Let $L_0 = \{ \langle M, w, 0 \rangle \mid M \text{ halts on } w\}$ and $L_1 = \{\langle M, w, 1\rangle \mid M \text{ does not halt on } w\}$. In $\langle M,w,i \rangle$, the $i$ indicates a specific bit such as $0$ for language $L_0$ and $1$ for language $L_1$.
I want to prove that $L = L_0 \cup L_1$ is unrecognizable and so is $\overline{L}$.
I think: the halting problem $\{\langle M,x \rangle \mid M \text{ halts on input } x \}$ is recognizable, that is, given a machine $M$ and a string $w$, I can always get acceptance if $M$ stops on $w$ by simply running it.

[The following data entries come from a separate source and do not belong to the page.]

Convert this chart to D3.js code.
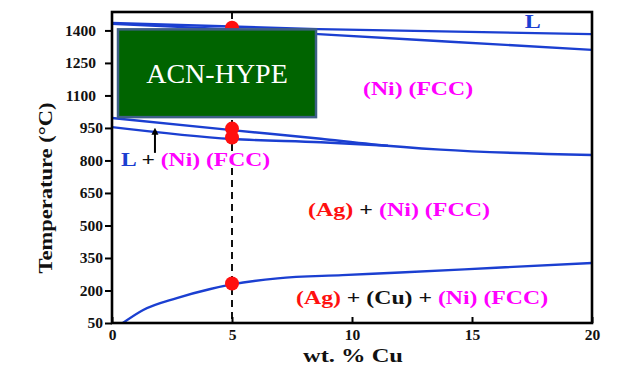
<!DOCTYPE html>
<html>
<head>
<meta charset="utf-8">
<script src="https://cdn.jsdelivr.net/npm/d3@7"></script>
<style>
  body { margin: 0; background: #fff; }
  svg { display: block; }
</style>
</head>
<body>
<div id="chart"></div>
<script>
// phase boundaries, [wt.% Cu, temperature degC]
const liquidusTop = [[0, 1434], [8.6, 1406], [20, 1383]];
const solidusTop = [[0, 1430], [5, 1405], [8.6, 1383], [14.1, 1348], [20, 1310]];
const liquidusMid = [[0, 996], [5, 940], [8.7, 900], [10.8, 875], [13.7, 850], [20, 825]];
const solidusMid = [[0, 954], [5, 899], [8.7, 884], [11.5, 868]];
const solvus = [[0.45, 50], [1.3, 110], [2.7, 165], [4.1, 207], [5, 228], [6.9, 256],
                [9.6, 271], [12, 283], [16, 305], [20, 327]];

// marked points on the 5 wt.% section
const dotX = [5, 5, 5, 5];
const dotT = [1412, 947, 906, 232];
const sectionX = 5;

const xTicks = [0, 5, 10, 15, 20];
const yTicks = [50, 200, 350, 500, 650, 800, 950, 1100, 1250, 1400];

const blue = "#1b3fd1", magenta = "#ff00ff", red = "#ff1010";
const font = "'Liberation Serif', 'Times New Roman', serif";

const width = 634, height = 365;
const x = d3.scaleLinear().domain([0, 20]).range([112, 592]);
const y = d3.scaleLinear().domain([50, 1485]).range([323, 12]);

const svg = d3.select("#chart").append("svg")
    .attr("width", width)
    .attr("height", height);

// boundary lines
const line = d3.line()
    .x(d => x(d[0]))
    .y(d => y(d[1]))
    .curve(d3.curveMonotoneX);

[liquidusTop, solidusTop, liquidusMid, solidusMid, solvus].forEach(function (pts) {
    svg.append("path")
        .datum(pts)
        .attr("d", line)
        .attr("fill", "none")
        .attr("stroke", blue)
        .attr("stroke-width", 2.4);
});

// dashed section line
svg.append("line")
    .attr("x1", x(sectionX)).attr("x2", x(sectionX))
    .attr("y1", y.range()[1]).attr("y2", y.range()[0])
    .attr("stroke", "#111")
    .attr("stroke-width", 2)
    .attr("stroke-dasharray", "7,5");

svg.selectAll("circle.pt")
    .data(dotX)
    .enter()
    .append("circle")
    .attr("class", "pt")
    .attr("cx", d => x(d))
    .attr("cy", (d, i) => y(dotT[i]))
    .attr("r", 7)
    .attr("fill", red);

// frame + axes
const yAxis = svg.append("g")
    .attr("transform", `translate(${x(0)},0)`)
    .call(d3.axisLeft(y).tickValues(yTicks).tickFormat(d3.format("d"))
        .tickSize(7).tickPadding(2).tickSizeOuter(0));
yAxis.select(".domain").remove();
yAxis.selectAll("line").attr("stroke", "#000").attr("stroke-width", 2);
yAxis.selectAll("text")
    .attr("dx", d => d >= 1000 ? -7 : 0)
    .style("font-family", font)
    .style("font-weight", "bold")
    .style("font-size", "15.5px")
    .attr("fill", "#111");

const xAxis = svg.append("g")
    .attr("transform", `translate(0,${y(50)})`)
    .call(d3.axisBottom(x).tickValues(xTicks).tickFormat(d3.format("d"))
        .tickSize(-6).tickPadding(6).tickSizeOuter(0));
xAxis.select(".domain").remove();
xAxis.selectAll("line").attr("stroke", "#000").attr("stroke-width", 2);
xAxis.selectAll("text")
    .style("font-family", font)
    .style("font-weight", "bold")
    .style("font-size", "15.5px")
    .attr("fill", "#111");

svg.append("rect")
    .attr("x", x(0)).attr("y", y(1485))
    .attr("width", x(20) - x(0))
    .attr("height", y(50) - y(1485))
    .attr("fill", "none")
    .attr("stroke", "#000")
    .attr("stroke-width", 2.6);

// axis titles
svg.append("text")
    .attr("x", x(10) + 1).attr("y", 362)
    .attr("text-anchor", "middle")
    .attr("textLength", 100)
    .attr("lengthAdjust", "spacingAndGlyphs")
    .style("font-family", font)
    .style("font-weight", "bold")
    .style("font-size", "19px")
    .attr("fill", "#111")
    .text("wt. % Cu");

svg.append("text")
    .attr("transform", "translate(52,188) rotate(-90)")
    .attr("text-anchor", "middle")
    .attr("textLength", 171)
    .attr("lengthAdjust", "spacingAndGlyphs")
    .style("font-family", font)
    .style("font-weight", "bold")
    .style("font-size", "19px")
    .attr("fill", "#111")
    .text("Temperature (\u00B0C)");

// phase labels: position in data units, stretched width in px
function phaseLabel(wt, t, len, parts, size) {
    const t0 = svg.append("text")
        .attr("x", x(wt)).attr("y", y(t))
        .attr("textLength", len)
        .attr("lengthAdjust", "spacingAndGlyphs")
        .style("font-family", font)
        .style("font-weight", "bold")
        .style("font-size", (size || 19) + "px");
    parts.forEach(function (p) {
        t0.append("tspan").attr("fill", p[1]).text(p[0]);
    });
}

phaseLabel(17.2, 1411, 16, [["L", blue]], 18);
phaseLabel(10.46, 1102, 110, [["(Ni) (FCC)", magenta]]);
phaseLabel(0.38, 774, 149, [["L", blue], [" + ", "#111"], ["(Ni) (FCC)", magenta]]);
phaseLabel(8.17, 544, 182, [["(Ag)", red], [" + ", "#111"], ["(Ni) (FCC)", magenta]]);
phaseLabel(7.67, 138, 252, [["(Ag)", red], [" + (Cu) + ", "#111"], ["(Ni) (FCC)", magenta]]);

// arrow pointing at the liquidus
svg.append("defs").append("marker")
    .attr("id", "head")
    .attr("viewBox", "0 0 10 10")
    .attr("refX", 5).attr("refY", 5)
    .attr("markerWidth", 3.5).attr("markerHeight", 4.5)
    .attr("orient", "auto")
    .append("path")
    .attr("d", "M0,0L10,5L0,10Z")
    .attr("fill", "#000");

svg.append("line")
    .attr("x1", x(1.79)).attr("x2", x(1.79))
    .attr("y1", y(835)).attr("y2", y(935))
    .attr("stroke", "#000")
    .attr("stroke-width", 2)
    .attr("marker-end", "url(#head)");

// ACN-HYPE overlay box
const box = svg.append("g");
box.append("rect")
    .attr("x", x(0.25)).attr("y", y(1405))
    .attr("width", x(8.5) - x(0.25))
    .attr("height", y(1000) - y(1405))
    .attr("fill", "#006400")
    .attr("stroke", "#3e5f87")
    .attr("stroke-width", 2.5);
box.append("text")
    .attr("x", (x(0.25) + x(8.5)) / 2)
    .attr("y", (y(1405) + y(1000)) / 2 + 10)
    .attr("text-anchor", "middle")
    .style("font-family", font)
    .style("font-size", "28px")
    .attr("fill", "#fff")
    .text("ACN-HYPE");
</script>
</body>
</html>
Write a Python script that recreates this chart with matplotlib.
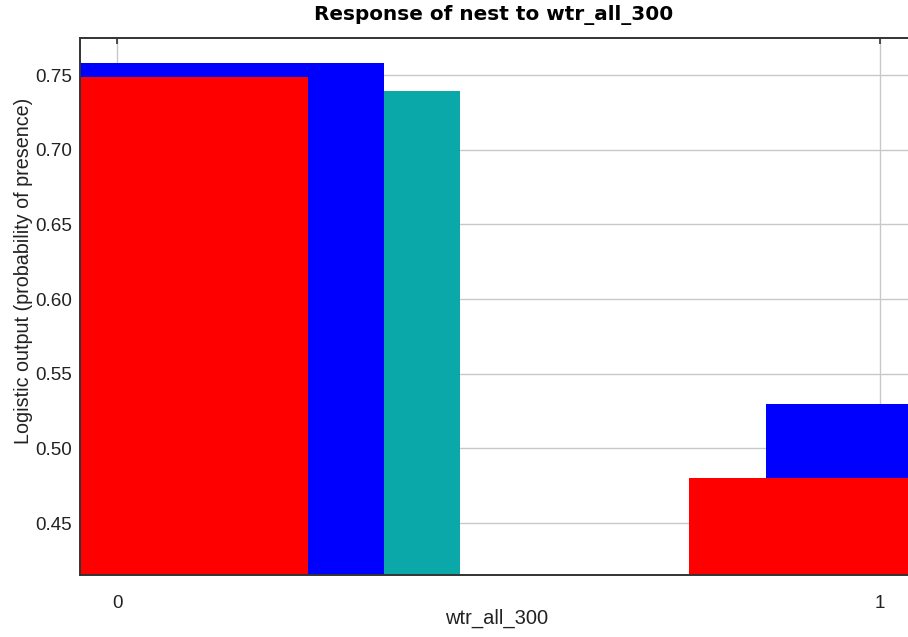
import matplotlib
matplotlib.use("Agg")
import matplotlib.pyplot as plt
import numpy as np

# Categorical response of nest to wtr_all_300
categories = [0, 1]
mean_response = [0.749, 0.480]
mean_plus_sd = [0.758, 0.530]
mean_minus_sd = [0.739, 0.430]
tick_labels = ["0", "1"]
y_ticks = [0.45, 0.50, 0.55, 0.60, 0.65, 0.70, 0.75]

W, H = 908, 637
fig = plt.figure(figsize=(W / 100, H / 100), dpi=100)
left, right, top, bottom = 80, 912, 38, 575
ax = fig.add_axes([left / W, (H - bottom) / H, (right - left) / W, (bottom - top) / H])

x = np.array(categories, dtype=float)
bar_w = 0.5
ax.bar(x + 0.2, mean_minus_sd, width=bar_w, color="#0aa8a8", zorder=2)
ax.bar(x + 0.1, mean_plus_sd, width=bar_w, color="#0000ff", zorder=3)
ax.bar(x, mean_response, width=bar_w, color="#ff0000", zorder=4)

ax.set_xlim(-0.0485, 1.042)
ax.set_ylim(0.4152, 0.7748)

ax.set_xticks(categories)
ax.set_xticklabels(tick_labels)
ax.set_yticks(y_ticks)
ax.set_yticklabels([f"{v:.2f}" for v in y_ticks])

ax.grid(True, color="#c8c8c8", linewidth=1.0, zorder=1)
ax.set_axisbelow(True)

sans = ["Liberation Sans", "DejaVu Sans"]
for lab in ax.get_xticklabels() + ax.get_yticklabels():
    lab.set_fontfamily(sans)
    lab.set_fontsize(13.6)
    lab.set_color("#222222")

ax.tick_params(axis="x", top=True, bottom=False, direction="in", length=4,
               width=1.2, color="#333333", pad=14.5, labelbottom=True)
ax.tick_params(axis="y", left=False, right=False, pad=2)

for side in ["top", "left", "bottom"]:
    ax.spines[side].set_color("#333333")
    ax.spines[side].set_linewidth(1.4)
    ax.spines[side].set_zorder(6)
ax.spines["right"].set_visible(False)

fig.text(497 / W, 1 - 618 / H, "wtr_all_300", ha="center", va="center",
         fontfamily=sans, fontsize=14.5, color="#222222")
fig.text(24 / W, 1 - 271 / H, "Logistic output (probability of presence)",
         ha="center", va="center", rotation=90, fontfamily=sans,
         fontsize=14.2, color="#222222")
fig.text(494 / W, 1 - 15 / H, "Response of nest to wtr_all_300",
         ha="center", va="center", fontsize=14.4, fontweight="bold",
         fontfamily="DejaVu Sans")

fig.savefig("out.png", dpi=100)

Assume that $L_0$ and $L_1$ are recognizable, that is, there are machines $M_0$ and $M_1$ such that $M_0$ accepts $x \in L_0$ and halts, $M_1$ accepts $x \in L_1$ and halts. Then to recognize $x \in L_0 \cup L_1$, we can have a hypothetical $M_\cup$ that can recognize (not decide) $L_0 \cup L_1$:
- we can run $\langle M, w, 0 \rangle \in L_0$ on $M_0$
- and $ \langle M, w, 1 \rangle \in L_1$ on $M_1$
So:
- If $M_0$ stops we know $M$ halts on $w$ and
- if $M_1$ stops we know $M$ does not halt on $w$
(Note that any $x \not \in L_0 \cup L_1$ will lead to divergence on these two machines. That’s why $M_\cup$ can only recognize $L_0 \cup L_1$ and cannot decide.)

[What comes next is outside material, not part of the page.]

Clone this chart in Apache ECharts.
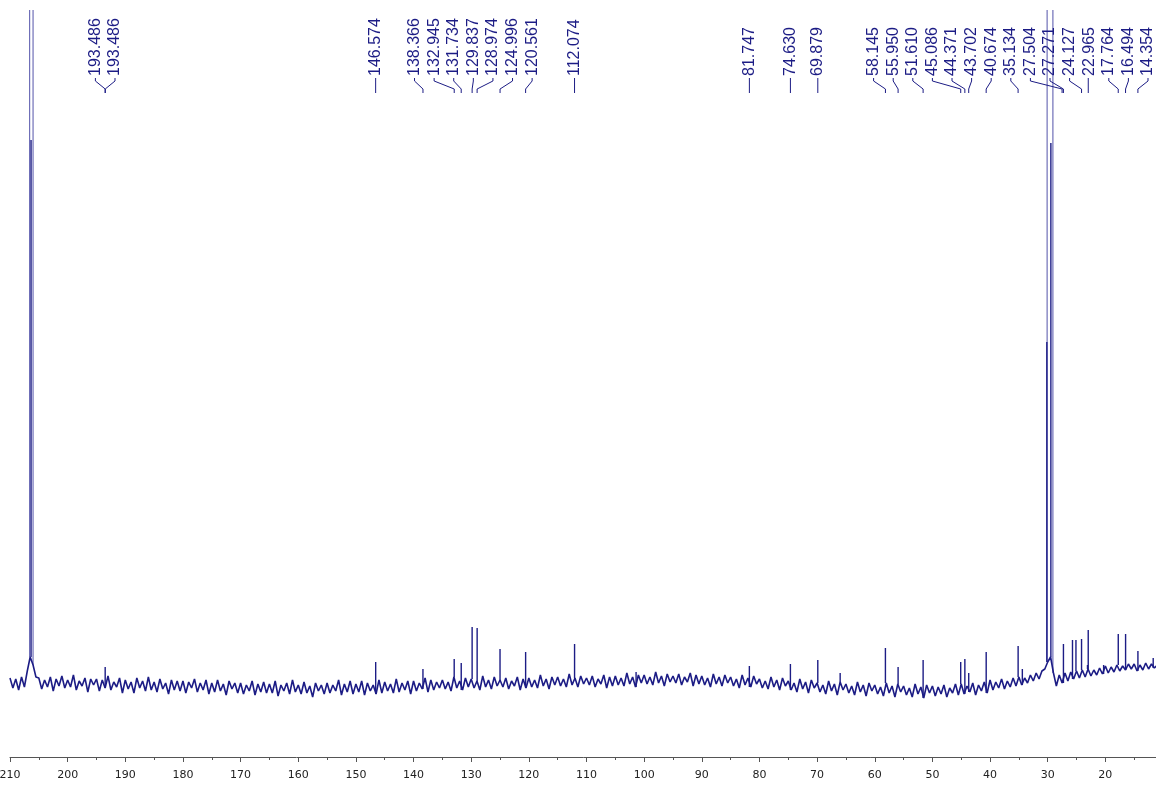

Thus we have solved the halting problem: for any $M$ and $w$, $M_\cup$ will accept and halt for both
- $M$ halts on $w$
- $M$ does not halt on $w$
This is a contradiction (halting problem is undecidable) and so both $M_0$ and $M_1$ cannot exist simultaneously. This proves that $L = L_0 \cup L_1$ is not recognizable.
For the $\overline{L}$ case: $\overline{L} = \overline{L_0} \cap \overline{L_1}$. As stated previously, $L_0$ is recognizable and $L_1$ is not recognizable (“no Turing machine can recognize all Turing machines that never halt”: Corollary 2 here).
- $\overline{L_0}$ is not recognizable
- $\overline{L_1}$ is recognizable
- $\implies \overline{L}$ is not recognizable
Is this a valid chain of arguments for this proof?